While I definitely have serious problems with BBC News output across radio, TV and online, comparing Netflix with the BBC’s output isn’t like for like. The Licence Fee gets you a large range of radio, podcast, and TV, and unlike Netflix, the BBC is required to produce public service output and content that serves a British audience generally as well as specific local areas.
Grimes wasn’t alone in using Netflix as a stick to beat the BBC with this week. Over at The Daily Telegraph, Ed Power curled out a comment piece headlined, “Over 200 million people are happy to pay £13.99 a month for Netflix – and that should scare the BBC”, with a lede that reads: “The streaming giant is not competition – it's an existential threat, even with a price rise. To compete, the BBC must up its game, fast.”
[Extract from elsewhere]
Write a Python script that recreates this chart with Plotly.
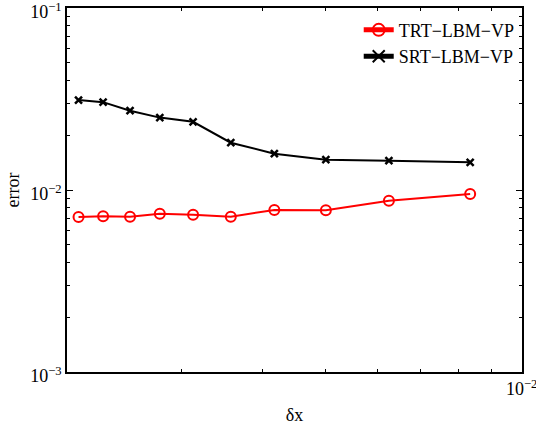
import plotly.graph_objects as go

# data
dx = [1/480, 1/440, 1/400, 1/360, 1/320, 1/280, 1/240, 1/200, 1/160, 1/120]
err_trt = [0.00711, 0.00717, 0.00713, 0.00741, 0.00732, 0.00713, 0.00777, 0.00774, 0.00873, 0.00951]
err_srt = [0.0312, 0.0304, 0.0273, 0.0250, 0.0237, 0.0182, 0.01583, 0.01467, 0.01449, 0.01419]
series_names = ["TRT\u2212LBM\u2212VP", "SRT\u2212LBM\u2212VP"]

x_major = [1e-2]
x_major_text = ["10<sup>\u22122</sup>"]
y_major = [1e-3, 1e-2, 1e-1]
y_major_text = ["10<sup>\u22123</sup>", "10<sup>\u22122</sup>", "10<sup>\u22121</sup>"]
x_minor = [k * 1e-3 for k in range(2, 10)]
y_minor = [k * 10.0**e for e in (-3, -2) for k in range(2, 10)]

FONT = "Liberation Serif, Times New Roman, serif"

fig = go.Figure()
fig.add_trace(go.Scatter(
    x=dx, y=err_trt, name=series_names[0], mode="lines+markers",
    line=dict(color="#ff0000", width=2),
    marker=dict(symbol="circle-open", size=10, color="#ff0000", line=dict(width=2)),
))
fig.add_trace(go.Scatter(
    x=dx, y=err_srt, name=series_names[1], mode="lines+markers",
    line=dict(color="#000000", width=2),
    marker=dict(symbol="x-thin-open", size=7, color="#000000", line=dict(width=2.5)),
))

axis_common = dict(
    type="log", showgrid=False, zeroline=False,
    showline=True, linecolor="#000000", linewidth=1.5, mirror="allticks",
    ticks="inside", ticklen=6, tickcolor="#000000", tickwidth=1,
    tickfont=dict(family=FONT, size=18, color="#000000"),
    ticklabeloverflow="allow",
)

fig.update_xaxes(
    **axis_common,
    range=[-2.69897, -1.9995],
    tickmode="array", tickvals=x_major, ticktext=x_major_text,
    minor=dict(tickmode="array", tickvals=x_minor, ticks="inside", ticklen=3,
               tickcolor="#000000", tickwidth=1, showgrid=False),
    title=dict(text="\u03b4x", font=dict(family=FONT, size=18, color="#000000"), standoff=10),
)
fig.update_yaxes(
    **axis_common,
    range=[-3.0005, -0.9995],
    tickmode="array", tickvals=y_major, ticktext=y_major_text,
    ticklabelshift=4,
    minor=dict(tickmode="array", tickvals=y_minor, ticks="inside", ticklen=3,
               tickcolor="#000000", tickwidth=1, showgrid=False),
    title=dict(text="error", font=dict(family=FONT, size=18, color="#000000"), standoff=6),
)

fig.update_layout(
    width=536, height=428,
    margin=dict(l=67, r=14, t=8, b=56, autoexpand=False),
    paper_bgcolor="#ffffff", plot_bgcolor="#ffffff",
    showlegend=True,
    legend=dict(x=0.995, y=0.99, xanchor="right", yanchor="top",
                bgcolor="rgba(255,255,255,0)", borderwidth=0,
                font=dict(family=FONT, size=18, color="#000000"),
                tracegroupgap=0, itemsizing="constant"),
)

fig.write_html("out.html")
Two points: 1) How many people does Ed Power think live in the UK? Because that number he’s quoting (200 million!) is Netflix’s claimed global subscriber base. 2) Netflix is only “an existential threat” to the BBC if the corporation continues to be strangled financially and culturally by the Conservative Party.
One of the Conservative government’s strategies since the Cameron/Osborne-era has been to tighten the BBC’s funding while shovelling more and more financial obligations upon it. By doing that the Tories are able to claim that the BBC is failing to do what it promised (see free TV licences for the over-75s) and that the quality of its output is falling while streaming services soar. Culture Secretary Oliver Dowden’s ‘public service broadcasting’ review is just the latest step in that scheme. As I wrote previously about the panel he’s put together to consider the question:
Putting that collection of people in the position to decide what should happen to the BBC… is like asking Harold Shipman for advice on elder care.
While Dowden praises the streamers to high heaven and figures released by Kantar this week lauded Amazon Prime Video as the UK’s biggest subscription service, the truth is shakier. Prime Video can trumpet such big numbers because it’s bundled in with Amazon’s Prime delivery service — that’s what people are paying for. Prime Video is simply a loss leader.
Netflix meanwhile is the Uber of streaming. Like the taxi app, Netflix is trying to dominate the market by charging a rate that isn’t profitable but that it hopes will give it so much of the market share that when prices rise (as they already are) its competitors will already have been killed off.
You can expect the arrival of the Andrew Neil-fronted, hedge-fund cash supported GB News and Rupert Murdoch’s as-yet-unnamed British attempt at Fox News to also be used to put heavy pressure on BBC News to further bend to right-wing demands. Doing so will not save the corporation however as the most hardline figures on the right won’t be happy until it’s stone dead. And the left, battered and bruised by BBC contempt in recent years, will understandably be loathed to march in its defence.
Still, people like Emma Barnett and Adrian Chiles will be just fine. They’ll just up sticks and join Eddie Mair in the lukewarm water of LBC. And the good stuff in the BBC archives and produced by its drama department? That’ll all be sold off to a private buyer to be locked up in yet another streaming service which will charge you more per year than the Licence Fee but that’ll be a choice, right?